**Stored data**
● ● ● ● ● ● ●
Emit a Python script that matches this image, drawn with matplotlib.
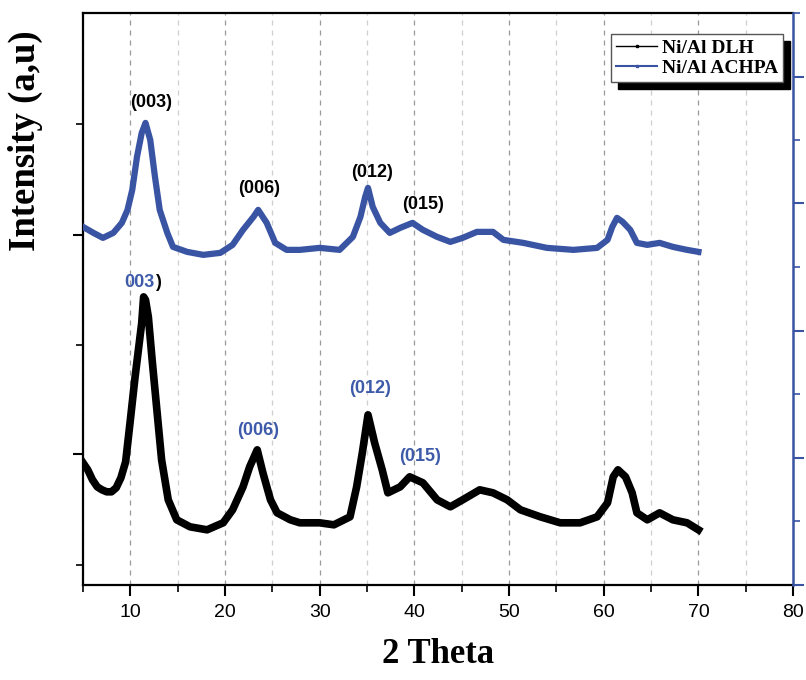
● ● ● ● ● ● ●
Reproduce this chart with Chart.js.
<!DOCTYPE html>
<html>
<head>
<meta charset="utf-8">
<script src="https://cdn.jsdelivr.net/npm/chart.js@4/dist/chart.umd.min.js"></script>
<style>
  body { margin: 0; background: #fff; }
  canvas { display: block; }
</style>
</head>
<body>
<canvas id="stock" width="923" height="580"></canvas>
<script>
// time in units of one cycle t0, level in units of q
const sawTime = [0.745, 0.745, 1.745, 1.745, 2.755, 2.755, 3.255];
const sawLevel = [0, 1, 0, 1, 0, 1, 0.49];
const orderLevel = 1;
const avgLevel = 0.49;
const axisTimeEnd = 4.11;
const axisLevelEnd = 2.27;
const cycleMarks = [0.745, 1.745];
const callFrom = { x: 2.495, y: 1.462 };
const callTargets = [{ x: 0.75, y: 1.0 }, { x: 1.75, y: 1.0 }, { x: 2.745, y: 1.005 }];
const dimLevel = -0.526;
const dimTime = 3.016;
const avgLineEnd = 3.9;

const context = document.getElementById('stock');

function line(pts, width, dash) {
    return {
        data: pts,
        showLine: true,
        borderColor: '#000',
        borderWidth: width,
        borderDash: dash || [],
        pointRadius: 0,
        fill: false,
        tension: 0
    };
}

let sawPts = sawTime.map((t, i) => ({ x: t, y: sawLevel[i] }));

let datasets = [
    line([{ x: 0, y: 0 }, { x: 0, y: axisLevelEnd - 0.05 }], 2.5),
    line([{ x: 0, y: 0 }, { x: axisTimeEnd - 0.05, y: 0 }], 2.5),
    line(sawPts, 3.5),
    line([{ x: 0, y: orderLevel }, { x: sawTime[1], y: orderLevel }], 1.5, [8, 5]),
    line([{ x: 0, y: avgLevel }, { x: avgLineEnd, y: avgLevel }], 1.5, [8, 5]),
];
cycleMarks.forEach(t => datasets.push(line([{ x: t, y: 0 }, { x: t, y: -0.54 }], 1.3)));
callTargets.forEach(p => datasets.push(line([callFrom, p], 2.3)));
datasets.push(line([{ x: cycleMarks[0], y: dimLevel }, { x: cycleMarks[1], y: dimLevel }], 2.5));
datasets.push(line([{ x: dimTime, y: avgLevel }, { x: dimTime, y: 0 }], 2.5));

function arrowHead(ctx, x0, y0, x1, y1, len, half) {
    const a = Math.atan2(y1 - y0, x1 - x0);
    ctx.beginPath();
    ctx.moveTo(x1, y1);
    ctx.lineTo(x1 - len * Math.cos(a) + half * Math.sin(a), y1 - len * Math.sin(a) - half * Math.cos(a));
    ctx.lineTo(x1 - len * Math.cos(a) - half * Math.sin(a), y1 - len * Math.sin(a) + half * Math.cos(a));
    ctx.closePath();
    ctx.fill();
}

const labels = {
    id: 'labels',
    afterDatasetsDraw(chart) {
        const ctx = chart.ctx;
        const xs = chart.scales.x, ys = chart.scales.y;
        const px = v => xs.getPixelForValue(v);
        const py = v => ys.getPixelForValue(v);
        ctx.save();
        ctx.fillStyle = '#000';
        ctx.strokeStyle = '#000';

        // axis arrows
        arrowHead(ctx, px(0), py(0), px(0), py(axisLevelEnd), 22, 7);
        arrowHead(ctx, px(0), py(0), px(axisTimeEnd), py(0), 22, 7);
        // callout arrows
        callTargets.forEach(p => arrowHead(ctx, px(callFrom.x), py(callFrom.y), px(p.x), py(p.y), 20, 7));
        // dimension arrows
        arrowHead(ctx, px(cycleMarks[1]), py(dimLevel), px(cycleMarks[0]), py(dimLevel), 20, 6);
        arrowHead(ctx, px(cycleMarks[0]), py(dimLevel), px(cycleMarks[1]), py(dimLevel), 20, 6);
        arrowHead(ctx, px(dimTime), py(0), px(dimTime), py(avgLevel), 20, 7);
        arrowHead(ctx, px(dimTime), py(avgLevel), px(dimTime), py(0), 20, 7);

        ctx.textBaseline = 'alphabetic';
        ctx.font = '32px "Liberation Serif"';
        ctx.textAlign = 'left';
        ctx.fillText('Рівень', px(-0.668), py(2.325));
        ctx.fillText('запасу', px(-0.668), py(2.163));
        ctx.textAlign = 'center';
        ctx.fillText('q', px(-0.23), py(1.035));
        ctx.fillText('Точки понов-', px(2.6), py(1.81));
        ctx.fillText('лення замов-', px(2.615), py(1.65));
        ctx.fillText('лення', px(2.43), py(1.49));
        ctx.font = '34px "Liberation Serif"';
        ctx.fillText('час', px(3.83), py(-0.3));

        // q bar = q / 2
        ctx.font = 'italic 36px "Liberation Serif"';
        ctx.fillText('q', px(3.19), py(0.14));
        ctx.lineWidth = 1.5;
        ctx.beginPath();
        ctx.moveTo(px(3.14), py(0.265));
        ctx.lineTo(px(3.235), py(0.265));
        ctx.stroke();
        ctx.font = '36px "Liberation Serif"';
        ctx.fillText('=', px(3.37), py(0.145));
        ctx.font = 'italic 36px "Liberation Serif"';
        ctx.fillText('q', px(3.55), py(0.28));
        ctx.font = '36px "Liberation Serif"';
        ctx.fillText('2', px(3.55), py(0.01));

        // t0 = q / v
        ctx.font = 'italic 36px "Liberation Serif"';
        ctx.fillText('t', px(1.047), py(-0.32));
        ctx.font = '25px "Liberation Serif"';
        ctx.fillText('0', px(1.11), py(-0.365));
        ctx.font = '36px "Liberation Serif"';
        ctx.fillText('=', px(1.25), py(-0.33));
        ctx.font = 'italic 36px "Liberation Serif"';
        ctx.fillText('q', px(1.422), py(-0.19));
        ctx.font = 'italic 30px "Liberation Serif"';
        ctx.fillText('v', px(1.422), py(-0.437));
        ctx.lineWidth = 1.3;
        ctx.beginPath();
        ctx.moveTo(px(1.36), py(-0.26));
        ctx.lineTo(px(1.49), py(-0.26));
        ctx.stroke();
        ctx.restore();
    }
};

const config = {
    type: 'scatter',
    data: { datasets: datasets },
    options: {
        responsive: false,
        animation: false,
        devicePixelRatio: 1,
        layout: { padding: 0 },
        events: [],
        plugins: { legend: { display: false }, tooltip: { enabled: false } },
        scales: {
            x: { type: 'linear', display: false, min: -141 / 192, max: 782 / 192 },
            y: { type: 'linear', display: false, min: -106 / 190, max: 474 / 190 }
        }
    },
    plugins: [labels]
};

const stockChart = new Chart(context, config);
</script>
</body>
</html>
● ● ● ● ● ● ●
**Written request**
Extract and reproduce exactly the lines opening with the line containing "Reproduce this chart with Chart.js." and closing with the line containing "dimTime, y: avgLevel", inclusive.

**Exercise solution**
Reproduce this chart with Chart.js.
<!DOCTYPE html>
<html>
<head>
<meta charset="utf-8">
<script src="https://cdn.jsdelivr.net/npm/chart.js@4/dist/chart.umd.min.js"></script>
<style>
  body { margin: 0; background: #fff; }
  canvas { display: block; }
</style>
</head>
<body>
<canvas id="stock" width="923" height="580"></canvas>
<script>
// time in units of one cycle t0, level in units of q
const sawTime = [0.745, 0.745, 1.745, 1.745, 2.755, 2.755, 3.255];
const sawLevel = [0, 1, 0, 1, 0, 1, 0.49];
const orderLevel = 1;
const avgLevel = 0.49;
const axisTimeEnd = 4.11;
const axisLevelEnd = 2.27;
const cycleMarks = [0.745, 1.745];
const callFrom = { x: 2.495, y: 1.462 };
const callTargets = [{ x: 0.75, y: 1.0 }, { x: 1.75, y: 1.0 }, { x: 2.745, y: 1.005 }];
const dimLevel = -0.526;
const dimTime = 3.016;
const avgLineEnd = 3.9;

const context = document.getElementById('stock');

function line(pts, width, dash) {
    return {
        data: pts,
        showLine: true,
        borderColor: '#000',
        borderWidth: width,
        borderDash: dash || [],
        pointRadius: 0,
        fill: false,
        tension: 0
    };
}

let sawPts = sawTime.map((t, i) => ({ x: t, y: sawLevel[i] }));

let datasets = [
    line([{ x: 0, y: 0 }, { x: 0, y: axisLevelEnd - 0.05 }], 2.5),
    line([{ x: 0, y: 0 }, { x: axisTimeEnd - 0.05, y: 0 }], 2.5),
    line(sawPts, 3.5),
    line([{ x: 0, y: orderLevel }, { x: sawTime[1], y: orderLevel }], 1.5, [8, 5]),
    line([{ x: 0, y: avgLevel }, { x: avgLineEnd, y: avgLevel }], 1.5, [8, 5]),
];
cycleMarks.forEach(t => datasets.push(line([{ x: t, y: 0 }, { x: t, y: -0.54 }], 1.3)));
callTargets.forEach(p => datasets.push(line([callFrom, p], 2.3)));
datasets.push(line([{ x: cycleMarks[0], y: dimLevel }, { x: cycleMarks[1], y: dimLevel }], 2.5));
datasets.push(line([{ x: dimTime, y: avgLevel }, { x: dimTime, y: 0 }], 2.5));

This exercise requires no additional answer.